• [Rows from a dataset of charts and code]
'''
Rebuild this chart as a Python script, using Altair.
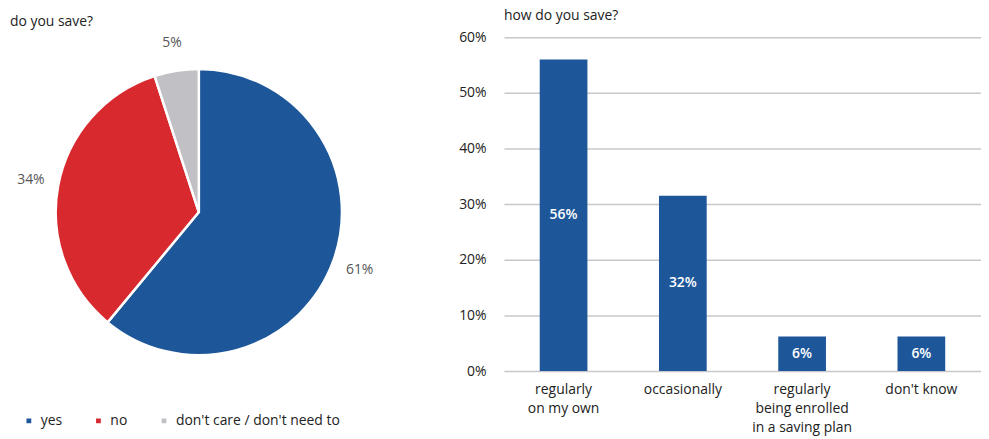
import altair as alt
import pandas as pd

# Pie data
pie_cats = ["yes", "no", "don't care / don't need to"]
pie_vals = [61, 34, 5]
pie_order = [1, 2, 3]
pie_colors = ["#1d5799", "#d8292f", "#c1c1c5"]

# Bar data
bar_cats = ["regularly\non my own", "occasionally", "regularly\nbeing enrolled\nin a saving plan", "don't know"]
bar_vals = [56, 31.5, 6.2, 6.2]
bar_labels = ["56%", "32%", "6%", "6%"]

FONT = "Open Sans"

pie_df = pd.DataFrame({"cat": pie_cats, "val": pie_vals, "ord": pie_order,
                       "label": [f"{v}%" for v in pie_vals]})
bar_df = pd.DataFrame({"cat": bar_cats, "val": bar_vals, "label": bar_labels})

color_scale = alt.Scale(domain=pie_cats, range=pie_colors)

base_pie = alt.Chart(pie_df).encode(
    theta=alt.Theta("val:Q", stack=True),
    order=alt.Order("ord:Q"),
)

NBSP = "\u00a0" * 7

arcs = base_pie.mark_arc(outerRadius=144, stroke="white", strokeWidth=2.5).encode(
    color=alt.Color(
        "cat:N", scale=color_scale, sort=pie_cats,
        legend=alt.Legend(
            title=None, orient="none", direction="horizontal",
            legendX=14, legendY=379, symbolType="square", symbolSize=40,
            labelFont=FONT, labelFontSize=14, labelColor="#222222",
            columnPadding=29, labelOffset=5, labelLimit=300, gridAlign="none",
            labelExpr=f"datum.label == 'no' ? 'no{NBSP}' : datum.label",
        ),
    )
)

pie_text = base_pie.mark_text(radius=172, font=FONT, fontSize=14, color="#555555").encode(
    text="label:N"
)

pie = alt.layer(arcs, pie_text).properties(
    width=384, height=352,
    title=alt.TitleParams("do you save?", anchor="start", frame="group", dx=2,
                          font=FONT, fontSize=14, fontWeight="normal", color="#222222", offset=7),
)

bars = alt.Chart(bar_df).mark_bar(color="#1d5799").encode(
    x=alt.X("cat:N", sort=bar_cats,
            scale=alt.Scale(paddingInner=0.6, paddingOuter=0.3),
            axis=alt.Axis(title=None, labelAngle=0, domain=False, ticks=False,
                          labelExpr="split(datum.label, '\\n')", labelLineHeight=19,
                          labelFont=FONT, labelFontSize=14, labelColor="#222222",
                          labelPadding=12, labelBaseline="top")),
    y=alt.Y("val:Q", scale=alt.Scale(domain=[0, 60]),
            axis=alt.Axis(title=None, values=[0, 10, 20, 30, 40, 50, 60],
                          labelExpr="datum.value + '%'", domain=False, ticks=False,
                          grid=True, gridColor="#c8c8cc", gridWidth=1.5,
                          labelFont=FONT, labelFontSize=14, labelColor="#222222",
                          labelPadding=18)),
)

bar_text = alt.Chart(bar_df).transform_calculate(mid="datum.val / 2").mark_text(
    color="white", font=FONT, fontSize=14, fontWeight=600
).encode(
    x=alt.X("cat:N", sort=bar_cats),
    y=alt.Y("mid:Q"),
    text="label:N",
)

bar_chart = alt.layer(bars, bar_text).properties(
    width=480, height=336,
    title=alt.TitleParams("how do you save?", anchor="start", frame="group",
                          font=FONT, fontSize=14, fontWeight="normal", color="#222222", offset=7),
)

chart = alt.hconcat(pie, bar_chart, spacing=69).properties(padding=0).configure_view(
    stroke=None
)

chart.save("out.html", embed_options={"renderer": "svg", "actions": False})
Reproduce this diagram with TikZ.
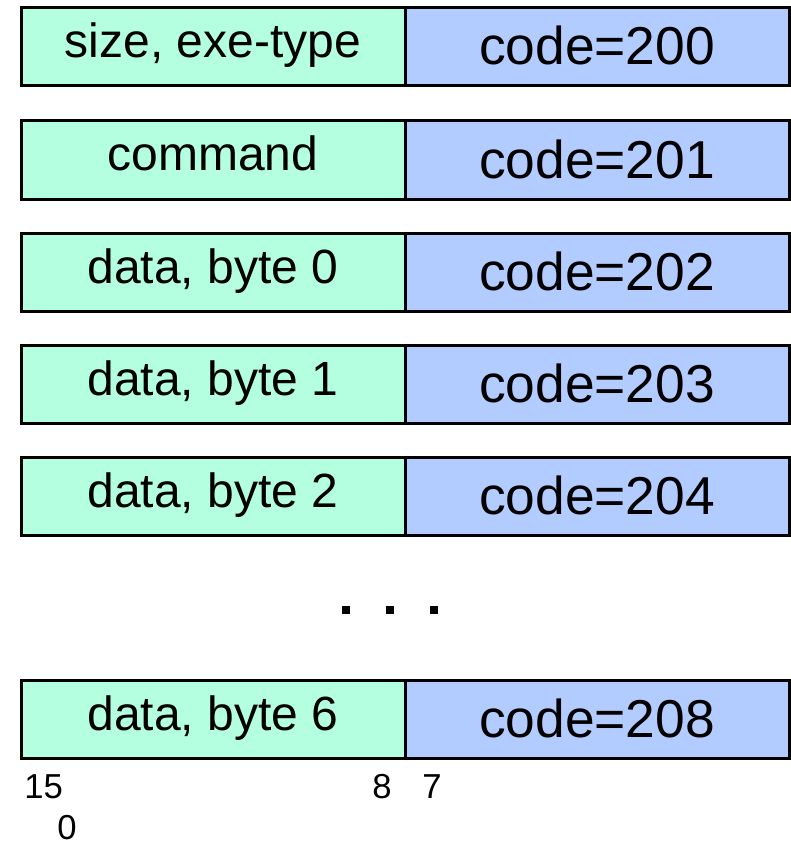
\documentclass[tikz,border=0pt]{standalone}
\usepackage{fontspec}
\setmainfont{Liberation Sans}
\definecolor{cgreen}{RGB}{179,255,224}
\definecolor{cblue}{RGB}{179,204,255}
\begin{document}
\begin{tikzpicture}[x=0.75pt,y=-0.75pt]
\useasboundingbox (0,0) rectangle (790,845);
\tikzset{
  cell/.style={draw=black,line width=2.25pt,inner sep=0pt,outer sep=0pt,minimum width=288pt,minimum height=58.5pt,anchor=north west},
  lcell/.style={cell,fill=cgreen},
  rcell/.style={cell,fill=cblue},
  ltext/.style={anchor=base,inner sep=0pt,font=\fontsize{36}{43}\selectfont},
  rtext/.style={anchor=base,inner sep=0pt,font=\fontsize{40}{48}\selectfont},
  bitlbl/.style={anchor=base west,inner sep=0pt,font=\fontsize{26}{31}\selectfont},
  dot/.style={fill=black,draw=none,minimum size=6pt,inner sep=0pt}
}
\foreach \i/\top/\ltxt/\rtxt in {1/8/{size, exe-type}/code=200, 2/121/command/code=201, 3/233/{data, byte 0}/code=202, 4/345/{data, byte 1}/code=203, 5/457/{data, byte 2}/code=204, 6/680/{data, byte 6}/code=208}{
  \node[lcell] (L\i) at (21,\top) {};
  \node[rcell] (R\i) at (405,\top) {};
  \node[ltext] (LT\i) at ([yshift=-37.5pt]L\i.north) {\ltxt};
  \node[rtext] (RT\i) at ([yshift=-42.75pt]R\i.north) {\rtxt};
}
\node[dot] (d1) at (346,610) {};
\node[dot] (d2) at (390,610) {};
\node[dot] (d3) at (434,610) {};
\node[bitlbl] (b15) at (24,798) {15};
\node[bitlbl] (b8) at (372,798) {8};
\node[bitlbl] (b7) at (422,798) {7};
\node[bitlbl] (b0) at (57,839) {0};
\end{tikzpicture}
\end{document}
'''
• [DIRECTIVE]
Pictures are not part of the copy; reproduce everything else in the records exactly.

• [COMPLETE OUTPUT]
Rebuild this chart as a Python script, using Altair.
import altair as alt
import pandas as pd

# Pie data
pie_cats = ["yes", "no", "don't care / don't need to"]
pie_vals = [61, 34, 5]
pie_order = [1, 2, 3]
pie_colors = ["#1d5799", "#d8292f", "#c1c1c5"]

# Bar data
bar_cats = ["regularly\non my own", "occasionally", "regularly\nbeing enrolled\nin a saving plan", "don't know"]
bar_vals = [56, 31.5, 6.2, 6.2]
bar_labels = ["56%", "32%", "6%", "6%"]

FONT = "Open Sans"

pie_df = pd.DataFrame({"cat": pie_cats, "val": pie_vals, "ord": pie_order,
                       "label": [f"{v}%" for v in pie_vals]})
bar_df = pd.DataFrame({"cat": bar_cats, "val": bar_vals, "label": bar_labels})

color_scale = alt.Scale(domain=pie_cats, range=pie_colors)

base_pie = alt.Chart(pie_df).encode(
    theta=alt.Theta("val:Q", stack=True),
    order=alt.Order("ord:Q"),
)

NBSP = "\u00a0" * 7

arcs = base_pie.mark_arc(outerRadius=144, stroke="white", strokeWidth=2.5).encode(
    color=alt.Color(
        "cat:N", scale=color_scale, sort=pie_cats,
        legend=alt.Legend(
            title=None, orient="none", direction="horizontal",
            legendX=14, legendY=379, symbolType="square", symbolSize=40,
            labelFont=FONT, labelFontSize=14, labelColor="#222222",
            columnPadding=29, labelOffset=5, labelLimit=300, gridAlign="none",
            labelExpr=f"datum.label == 'no' ? 'no{NBSP}' : datum.label",
        ),
    )
)

pie_text = base_pie.mark_text(radius=172, font=FONT, fontSize=14, color="#555555").encode(
    text="label:N"
)

pie = alt.layer(arcs, pie_text).properties(
    width=384, height=352,
    title=alt.TitleParams("do you save?", anchor="start", frame="group", dx=2,
                          font=FONT, fontSize=14, fontWeight="normal", color="#222222", offset=7),
)

bars = alt.Chart(bar_df).mark_bar(color="#1d5799").encode(
    x=alt.X("cat:N", sort=bar_cats,
            scale=alt.Scale(paddingInner=0.6, paddingOuter=0.3),
            axis=alt.Axis(title=None, labelAngle=0, domain=False, ticks=False,
                          labelExpr="split(datum.label, '\\n')", labelLineHeight=19,
                          labelFont=FONT, labelFontSize=14, labelColor="#222222",
                          labelPadding=12, labelBaseline="top")),
    y=alt.Y("val:Q", scale=alt.Scale(domain=[0, 60]),
            axis=alt.Axis(title=None, values=[0, 10, 20, 30, 40, 50, 60],
                          labelExpr="datum.value + '%'", domain=False, ticks=False,
                          grid=True, gridColor="#c8c8cc", gridWidth=1.5,
                          labelFont=FONT, labelFontSize=14, labelColor="#222222",
                          labelPadding=18)),
)

bar_text = alt.Chart(bar_df).transform_calculate(mid="datum.val / 2").mark_text(
    color="white", font=FONT, fontSize=14, fontWeight=600
).encode(
    x=alt.X("cat:N", sort=bar_cats),
    y=alt.Y("mid:Q"),
    text="label:N",
)

bar_chart = alt.layer(bars, bar_text).properties(
    width=480, height=336,
    title=alt.TitleParams("how do you save?", anchor="start", frame="group",
                          font=FONT, fontSize=14, fontWeight="normal", color="#222222", offset=7),
)

chart = alt.hconcat(pie, bar_chart, spacing=69).properties(padding=0).configure_view(
    stroke=None
)

chart.save("out.html", embed_options={"renderer": "svg", "actions": False})
Reproduce this diagram with TikZ.
\documentclass[tikz,border=0pt]{standalone}
\usepackage{fontspec}
\setmainfont{Liberation Sans}
\definecolor{cgreen}{RGB}{179,255,224}
\definecolor{cblue}{RGB}{179,204,255}
\begin{document}
\begin{tikzpicture}[x=0.75pt,y=-0.75pt]
\useasboundingbox (0,0) rectangle (790,845);
\tikzset{
  cell/.style={draw=black,line width=2.25pt,inner sep=0pt,outer sep=0pt,minimum width=288pt,minimum height=58.5pt,anchor=north west},
  lcell/.style={cell,fill=cgreen},
  rcell/.style={cell,fill=cblue},
  ltext/.style={anchor=base,inner sep=0pt,font=\fontsize{36}{43}\selectfont},
  rtext/.style={anchor=base,inner sep=0pt,font=\fontsize{40}{48}\selectfont},
  bitlbl/.style={anchor=base west,inner sep=0pt,font=\fontsize{26}{31}\selectfont},
  dot/.style={fill=black,draw=none,minimum size=6pt,inner sep=0pt}
}
\foreach \i/\top/\ltxt/\rtxt in {1/8/{size, exe-type}/code=200, 2/121/command/code=201, 3/233/{data, byte 0}/code=202, 4/345/{data, byte 1}/code=203, 5/457/{data, byte 2}/code=204, 6/680/{data, byte 6}/code=208}{
  \node[lcell] (L\i) at (21,\top) {};
  \node[rcell] (R\i) at (405,\top) {};
  \node[ltext] (LT\i) at ([yshift=-37.5pt]L\i.north) {\ltxt};
  \node[rtext] (RT\i) at ([yshift=-42.75pt]R\i.north) {\rtxt};
}
\node[dot] (d1) at (346,610) {};
\node[dot] (d2) at (390,610) {};
\node[dot] (d3) at (434,610) {};
\node[bitlbl] (b15) at (24,798) {15};
\node[bitlbl] (b8) at (372,798) {8};
\node[bitlbl] (b7) at (422,798) {7};
\node[bitlbl] (b0) at (57,839) {0};
\end{tikzpicture}
\end{document}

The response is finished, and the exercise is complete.